------ DATA SHOWN ------

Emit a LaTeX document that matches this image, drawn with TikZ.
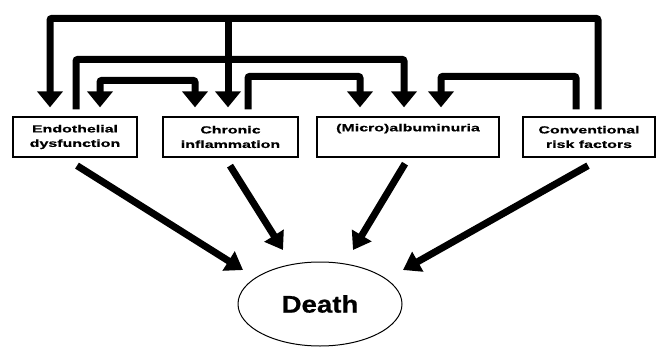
\documentclass[tikz,border=0pt]{standalone}
\usepackage{fontspec}
\usetikzlibrary{arrows.meta,shapes.geometric,calc}
\newfontfamily\boxfont[FakeStretch=1.55,FakeBold=0.6]{Liberation Sans}
\newfontfamily\deathfont[FakeStretch=1.15,FakeBold=0.8]{Liberation Sans}
\begin{document}
\begin{tikzpicture}[x=1pt,y=-1pt,
  box/.style={draw=black,line width=1.3pt,minimum height=40pt,inner sep=0pt,align=center,
    font=\boxfont\bfseries\fontsize{10.3}{14.5}\selectfont},
  flow/.style={line width=7pt,rounded corners=2pt,-{Triangle[width=25pt,length=16pt]},shorten >=9pt},
  diag/.style={line width=7pt,-{Triangle[width=22pt,length=17pt]}}]
\useasboundingbox (0,0) rectangle (658,348);
\node[box,minimum width=124pt] (endo) at (75,137) {Endothelial\\dysfunction};
\node[box,minimum width=135pt] (chron) at (230.5,137) {Chronic\\inflammation};
\node[box,minimum width=182pt] (alb) at (408,137) {(Micro)albuminuria\\\strut};
\node[box,minimum width=132pt] (conv) at (589,137) {Conventional\\risk factors};
\node[draw=black,line width=1pt,ellipse,minimum width=164pt,minimum height=84pt,inner sep=0pt,
  font=\deathfont\bfseries\fontsize{24}{28}\selectfont] (death) at (320,304) {Death};
% line 1: conventional -> endothelial, with branch to chronic
\draw[flow,shorten <=7pt] ([xshift=9pt]conv.north) -- ++(0,-98) -| ([xshift=-25pt]endo.north);
\draw[flow] ([xshift=-2.5pt,yshift=98pt]chron.north) -- ([xshift=-2.5pt]chron.north);
% line 2: endothelial -> albuminuria
\draw[flow,shorten <=7pt] ([xshift=1pt]endo.north) -- ++(0,-57) -| ([xshift=-4pt]alb.north);
% line 3: endothelial <-> chronic
\draw[flow,{Triangle[width=25pt,length=16pt]}-{Triangle[width=25pt,length=16pt]},shorten <=9pt]
  ([xshift=25pt]endo.north) -- ++(0,-36) -| ([xshift=-35.5pt]chron.north);
% line 4: chronic -> albuminuria
\draw[flow,shorten <=7pt] ([xshift=17.5pt]chron.north) -- ++(0,-40) -| ([xshift=-48pt]alb.north);
% line 5: conventional -> albuminuria
\draw[flow,shorten <=7pt] ([xshift=-13pt]conv.north) -- ++(0,-40) -| ([xshift=33pt]alb.north);
% diagonals to death
\draw[diag] ($(endo.south)+(2,8)$) -- ($(death.center)+(-77,-34)$);
\draw[diag] ($(chron.south)+(-0.5,8)$) -- ($(death.center)+(-37,-54)$);
\draw[diag] ($(alb.south)+(-3,6)$) -- ($(death.center)+(33,-54)$);
\draw[diag] ($(conv.south)+(-1,8)$) -- ($(death.center)+(83,-34)$);
\end{tikzpicture}
\end{document}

------

GOAL: Look over the listing above. Pick out and copy every line that includes "with".

THE RESPONSE:
Emit a LaTeX document that matches this image, drawn with TikZ.
% line 1: conventional -> endothelial, with branch to chronic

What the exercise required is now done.